Era consciente que para imponerse debía lograr la mayoría, lo que estaba dispuesto a conseguir a través de las intervenciones a las provincias con gobernaciones opositoras. Durante su primer mandato hubo 18 intervenciones, de las cuales solo cinco pasaron por el Congreso, y el resto fueron por decreto. La primera, el 24 de abril de 1917 fue a la de Buenos Aires, gobernada por el conservador Marcelino Ugarte que, con el secuestro de 50 mil libretas, había logrado imponer su voluntad en los últimos comicios.
El clima en el poder legislativo le era adverso y hostil. Ese viernes 11 de mayo debía presentarse a leer el mensaje a la asamblea legislativa. Así lo disponía el inciso 11 del artículo 86 de la Constitución de 1853: “Hace anualmente la apertura de las sesiones del Congreso, reunidas al efecto ambas Cámaras en la sala del Senado, dando cuenta en esta ocasión al Congreso del estado de la Nación, de las reformas prometidas por la Constitución, y recomendando a su consideración las medidas que juzgue necesarias y convenientes”.

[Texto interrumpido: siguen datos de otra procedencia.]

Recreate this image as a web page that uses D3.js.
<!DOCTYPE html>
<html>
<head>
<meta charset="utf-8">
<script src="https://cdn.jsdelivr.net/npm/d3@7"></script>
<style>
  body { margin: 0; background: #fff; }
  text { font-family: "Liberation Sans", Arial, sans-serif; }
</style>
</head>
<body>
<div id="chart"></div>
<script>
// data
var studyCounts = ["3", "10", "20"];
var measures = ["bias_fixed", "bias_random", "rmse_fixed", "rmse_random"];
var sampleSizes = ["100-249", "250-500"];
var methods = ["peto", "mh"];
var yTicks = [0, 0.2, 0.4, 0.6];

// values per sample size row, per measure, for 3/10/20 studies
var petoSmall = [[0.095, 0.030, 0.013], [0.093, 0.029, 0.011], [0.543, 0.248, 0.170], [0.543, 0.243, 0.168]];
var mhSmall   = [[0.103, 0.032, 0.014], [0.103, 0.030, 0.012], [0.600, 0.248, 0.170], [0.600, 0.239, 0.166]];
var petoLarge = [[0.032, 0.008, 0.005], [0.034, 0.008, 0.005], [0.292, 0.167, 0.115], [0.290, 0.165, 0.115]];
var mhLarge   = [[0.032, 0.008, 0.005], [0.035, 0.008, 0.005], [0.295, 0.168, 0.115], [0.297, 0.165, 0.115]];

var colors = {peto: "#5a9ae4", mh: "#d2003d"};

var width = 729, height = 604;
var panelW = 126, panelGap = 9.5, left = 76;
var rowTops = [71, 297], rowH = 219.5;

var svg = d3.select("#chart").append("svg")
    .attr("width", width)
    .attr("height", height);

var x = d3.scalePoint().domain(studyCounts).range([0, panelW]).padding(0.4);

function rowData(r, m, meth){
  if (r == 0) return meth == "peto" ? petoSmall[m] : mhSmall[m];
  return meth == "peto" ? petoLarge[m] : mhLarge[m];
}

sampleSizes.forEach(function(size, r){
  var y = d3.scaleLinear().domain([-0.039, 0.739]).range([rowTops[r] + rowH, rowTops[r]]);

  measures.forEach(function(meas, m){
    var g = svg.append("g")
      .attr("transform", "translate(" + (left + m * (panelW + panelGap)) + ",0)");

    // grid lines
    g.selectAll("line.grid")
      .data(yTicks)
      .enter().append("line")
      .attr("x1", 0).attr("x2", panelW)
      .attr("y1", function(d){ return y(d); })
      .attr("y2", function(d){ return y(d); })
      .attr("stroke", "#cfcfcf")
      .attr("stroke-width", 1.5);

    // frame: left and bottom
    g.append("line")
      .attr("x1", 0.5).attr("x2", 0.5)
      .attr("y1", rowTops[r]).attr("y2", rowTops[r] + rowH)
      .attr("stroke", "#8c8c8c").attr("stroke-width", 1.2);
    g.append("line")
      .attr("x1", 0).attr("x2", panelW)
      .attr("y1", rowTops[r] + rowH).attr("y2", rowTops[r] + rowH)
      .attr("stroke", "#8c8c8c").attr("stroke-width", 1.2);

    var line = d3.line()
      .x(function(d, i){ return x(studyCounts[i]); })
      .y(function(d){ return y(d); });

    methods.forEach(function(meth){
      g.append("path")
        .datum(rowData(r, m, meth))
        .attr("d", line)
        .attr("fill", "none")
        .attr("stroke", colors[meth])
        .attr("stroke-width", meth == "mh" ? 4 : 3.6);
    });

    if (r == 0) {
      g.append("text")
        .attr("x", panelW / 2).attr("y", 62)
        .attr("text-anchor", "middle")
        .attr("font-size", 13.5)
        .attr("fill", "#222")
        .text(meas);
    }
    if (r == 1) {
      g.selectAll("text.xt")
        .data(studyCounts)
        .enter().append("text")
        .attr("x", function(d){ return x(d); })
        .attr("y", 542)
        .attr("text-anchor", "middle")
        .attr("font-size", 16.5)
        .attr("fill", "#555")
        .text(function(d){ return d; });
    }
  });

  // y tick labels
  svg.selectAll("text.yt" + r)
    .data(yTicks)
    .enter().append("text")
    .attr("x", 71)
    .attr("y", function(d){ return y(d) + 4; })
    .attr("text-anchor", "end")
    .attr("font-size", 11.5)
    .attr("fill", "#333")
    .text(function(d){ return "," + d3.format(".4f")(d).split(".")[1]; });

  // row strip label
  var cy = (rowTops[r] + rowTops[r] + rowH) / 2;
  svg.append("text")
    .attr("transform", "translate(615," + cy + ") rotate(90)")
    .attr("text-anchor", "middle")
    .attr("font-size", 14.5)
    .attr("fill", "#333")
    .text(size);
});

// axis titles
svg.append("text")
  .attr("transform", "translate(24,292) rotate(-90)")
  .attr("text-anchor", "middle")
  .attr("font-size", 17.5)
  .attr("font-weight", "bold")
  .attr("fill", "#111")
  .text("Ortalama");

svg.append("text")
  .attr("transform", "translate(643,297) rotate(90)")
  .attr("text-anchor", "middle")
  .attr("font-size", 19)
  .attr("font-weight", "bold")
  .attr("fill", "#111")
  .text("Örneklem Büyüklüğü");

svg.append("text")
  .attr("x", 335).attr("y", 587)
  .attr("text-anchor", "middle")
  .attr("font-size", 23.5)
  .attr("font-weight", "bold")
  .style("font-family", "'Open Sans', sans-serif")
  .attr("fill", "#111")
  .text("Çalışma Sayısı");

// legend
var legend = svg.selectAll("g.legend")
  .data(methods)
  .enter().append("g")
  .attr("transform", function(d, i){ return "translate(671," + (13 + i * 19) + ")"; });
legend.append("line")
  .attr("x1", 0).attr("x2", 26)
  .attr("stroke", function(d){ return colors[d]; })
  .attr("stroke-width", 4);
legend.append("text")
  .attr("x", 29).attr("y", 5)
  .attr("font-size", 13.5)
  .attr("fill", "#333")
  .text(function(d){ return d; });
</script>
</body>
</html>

Primero las aperturas fueron en el recinto de la legislatura bonaerense, en la Manzana de las Luces; luego, cuando se inauguró el recinto en Balcarce e Hipólito Yrigoyen hasta 1906, cuando se puso en funciones el actual palacio legislativo, en el barrio de Congreso.
Pasadas las tres de la tarde, el presidente del cuerpo el riojano Pelagio Luna anunció que se daría lectura del mensaje del poder ejecutivo. El secretario doctor Labougle, leyó: “Los arduos y complejos problemas que han absorbido la acción sin tregua del poder ejecutivo, encaminada a la vez a corregir hondas deficiencias administrativas que perturban la regularidad funcional del gobierno, no le han permitido reunir todos los elementos de información de la administración pasada, que debe elevar a la consideración de vuestra honorabilidad conjuntamente con lo que se refieren a su gestión propia”.

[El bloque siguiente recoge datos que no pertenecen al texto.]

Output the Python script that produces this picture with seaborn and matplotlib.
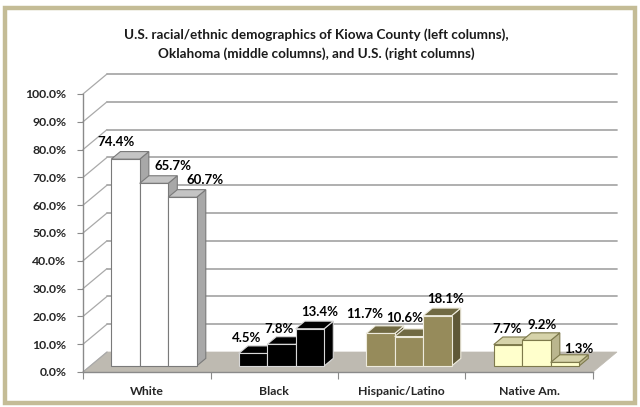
import matplotlib
matplotlib.use("Agg")
import matplotlib.pyplot as plt
from matplotlib.patches import Polygon, Rectangle
import seaborn as sns
import pandas as pd

categories = ["White", "Black", "Hispanic/Latino", "Native Am."]
regions = ["Kiowa County", "Oklahoma", "U.S."]
kiowa = [74.4, 4.5, 11.7, 7.7]
oklahoma = [65.7, 7.8, 10.6, 9.2]
us = [60.7, 13.4, 18.1, 1.3]
y_ticks = [0, 10, 20, 30, 40, 50, 60, 70, 80, 90, 100]
title = ("U.S. racial/ethnic demographics of Kiowa County (left columns),\n"
         "Oklahoma (middle columns), and U.S. (right columns)")

# colours per category: front, top, side, edge
cat_style = {
    "White": ("#FFFFFF", "#C4C4C4", "#A8A8A8", "#7A7A7A"),
    "Black": ("#000000", "#000000", "#000000", "#D8D8D8"),
    "Hispanic/Latino": ("#968B5B", "#716A43", "#5F5837", "#EEEBDD"),
    "Native Am.": ("#FFFFCC", "#D6D3AA", "#BAB68E", "#7E7A4C"),
}
# data-label nudges (pixels) per category, per series: (dx, dy)
label_nudge = [
    [(-9, 17), (19, 17), (23, 17)],
    [(-6, 15.5), (-2, 15.5), (10, 16.5)],
    [(-16, 19), (-4, 18.5), (8, 16.5)],
    [(-1, 15.5), (6, 15.5), (14, 13.5)],
]

sns.set_theme(style="white")
FONT = ["Lato", "DejaVu Sans"]
plt.rcParams["font.family"] = FONT

W, H = 640, 407
fig = plt.figure(figsize=(W / 100, H / 100), dpi=100, facecolor="white")

# 3D oblique geometry (pixels -> data units)
PX_PER_CAT = 127.5
PX_PER_PCT = 2.78
DXF = 24 / PX_PER_CAT        # full floor depth, x data units
DYF = 20 / PX_PER_PCT        # full floor depth, value units
D0 = 0.3                     # depth of bar front faces
BD = 0.38                    # bar depth fraction

front_left, front_bottom = 83, 372
ax = fig.add_axes([front_left / W, (H - front_bottom) / H,
                   4 * PX_PER_CAT / W, 100 * PX_PER_PCT / H])
ax.patch.set_alpha(0)

df = pd.DataFrame({
    "category": categories * 3,
    "region": [r for r in regions for _ in categories],
    "value": kiowa + oklahoma + us,
})
sns.barplot(data=df, x="category", y="value", hue="region", order=categories,
            hue_order=regions, width=0.67, dodge=True, saturation=1,
            palette=["#FFFFFF"] * 3, legend=False, ax=ax, err_kws={"linewidth": 0})
bars = list(ax.patches)

ax.set_xlim(-0.5 - D0 * DXF, 3.5 - D0 * DXF)
ax.set_ylim(-D0 * DYF, 100 - D0 * DYF)


def P(x, v, d):
    return (x + (d - D0) * DXF, v + (d - D0) * DYF)


# floor
floor = Polygon([P(-0.5, 0, 0), P(3.5, 0, 0), P(3.5, 0, 1), P(-0.5, 0, 1)],
                closed=True, facecolor="#BEBAB1", edgecolor="#BEBAB1",
                lw=0.5, zorder=0.5, clip_on=False)
ax.add_patch(floor)
# back-wall gridlines and left-wall diagonals
for v in y_ticks[1:]:
    xs, ys = zip(P(-0.5, v, 1), P(3.5, v, 1))
    ax.plot(xs, ys, color="#A9A9A9", lw=1.3, zorder=0.6, clip_on=False)
for v in y_ticks:
    xs, ys = zip(P(-0.5, v, 0), P(-0.5, v, 1))
    ax.plot(xs, ys, color="#A9A9A9", lw=0.9, zorder=0.6, clip_on=False)

# 3D bars built on seaborn's front faces
bdx, bdy = BD * DXF, BD * DYF
bars_sorted = sorted(bars, key=lambda b: b.get_x())
for k, b in enumerate(bars_sorted):
    x0, w, h = b.get_x(), b.get_width(), b.get_height()
    ci = int(round(x0 + w / 2))
    si = int(round((x0 + w / 2 - ci) / w)) + 1
    front, top, side, edge = cat_style[categories[ci]]
    z = 2 + 2 * k
    side_p = Polygon([(x0 + w, 0), (x0 + w + bdx, bdy), (x0 + w + bdx, h + bdy), (x0 + w, h)],
                     closed=True, facecolor=side, edgecolor=edge, lw=0.8, zorder=z,
                     clip_on=False)
    top_p = Polygon([(x0, h), (x0 + w, h), (x0 + w + bdx, h + bdy), (x0 + bdx, h + bdy)],
                    closed=True, facecolor=top, edgecolor=edge, lw=0.8, zorder=z,
                    clip_on=False)
    ax.add_patch(side_p)
    ax.add_patch(top_p)
    b.set_facecolor(front)
    b.set_edgecolor(edge)
    b.set_linewidth(0.8)
    b.set_zorder(z + 1)
    b.set_clip_on(False)
    ndx, ndy = label_nudge[ci][si]
    ax.annotate(f"{h:.1f}%", (x0 + w / 2, h), xytext=(ndx, ndy),
                textcoords="offset pixels", ha="center", va="center",
                fontsize=9.5, fontweight="bold", color="black", zorder=100,
                annotation_clip=False)

# axes: spines, ticks
for s in ["top", "right"]:
    ax.spines[s].set_visible(False)
for s in ["left", "bottom"]:
    ax.spines[s].set_visible(True)
    ax.spines[s].set_color("#8A8A8A")
    ax.spines[s].set_linewidth(1.0)
ax.set_yticks([v - D0 * DYF for v in y_ticks], [f"{v:.1f}%" for v in y_ticks])
ax.tick_params(axis="y", length=4, width=0.8, color="#8A8A8A", pad=8,
               labelsize=8.8, left=True)
ax.set_xticks([i - D0 * DXF for i in range(len(categories))], categories)
ax.set_xticks([i - 0.5 - D0 * DXF for i in range(len(categories) + 1)], minor=True)
ax.tick_params(axis="x", which="major", length=0, pad=10, labelsize=8.8)
ax.tick_params(axis="x", which="minor", length=5, width=0.8, color="#8A8A8A",
               bottom=True)
for t in ax.get_xticklabels() + ax.get_yticklabels():
    t.set_fontweight("bold")
ax.set_xlabel("")
ax.set_ylabel("")
ax.grid(False)

fig.text(316 / W, 1 - 44 / H, title, ha="center", va="center", fontsize=9.7,
         fontweight="bold", color="#1A1A1A", linespacing=1.65)

fig.add_artist(Rectangle((5 / W, 4 / H), 630 / W, 395 / H, transform=fig.transFigure,
                         fill=False, edgecolor="#C4BC96", lw=3.2, zorder=200))

fig.savefig("out.png", dpi=100, facecolor="white")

“No quiere, sin embargo, el poder ejecutivo retardar por esta causa la iniciación de las tareas del honorable congreso, y prefiere inaugurarlas de inmediato, sin perjuicio de enviar en breve, el mensaje completo con la expresión de sus juicios y propósitos”.
“Entretanto, anticipo a vuestra honorabilidad que las graves dificultades de todo orden que son del dominio público, han sido salvadas, por el momento, en forma altamente satisfactoria para la Nación, y ésta, tranquila y segura, dedica sus energías a una labor llena de esperanzas, contribuyendo a ella el poder ejecutivo en la medida de sus recursos propios, ya que le faltaron las instituciones y las leyes necesarias para llenar más eficientemente tan altos fines”.
“En uso pues de la facultad que confiere al Poder Ejecutivo el artículo 86, inciso 11, de la Constitución Nacional, declaro inauguradas las sesiones del honorable congreso, deseando que la justicia y el patriotismo inspiren sus deliberaciones”.
Firmado: Hipólito Yrigoyen – Ramón Gómez (ministro del Interior).
Los legisladores no se habían terminado de acomodar en las bancas, cuando el presidente del cuerpo anunció que “estando cumplido el objeto de la asamblea, queda levantada la sesión de asamblea”.
Diputados y senadores consideraron este hecho como un desaire presidencial del “ex comisario de Balvanera”, como se referían a él despectivamente. El 30 de junio envió finalmente el mensaje en donde hizo una descripción de cada una de las áreas de gobierno. Aún así, Yrigoyen aclaró que enviaba adjunta “mayores y más amplias informaciones de lo que tituló “un estado sintético de la administración general de la Nación”. Ese texto fue calificado por los legisladores opositores como “documento extraño y anormal” y “libelo”.
Lejos de las lecturas kilométricas, el caso de Hipólito Yrigoyen fue todo lo contrario: la ceremonia de la apertura de las sesiones ordinarias se convirtió en un trámite tan exprés que no le dio tiempo ni a los periodistas a hacer funcionar el magnesio de sus cámaras fotográficas.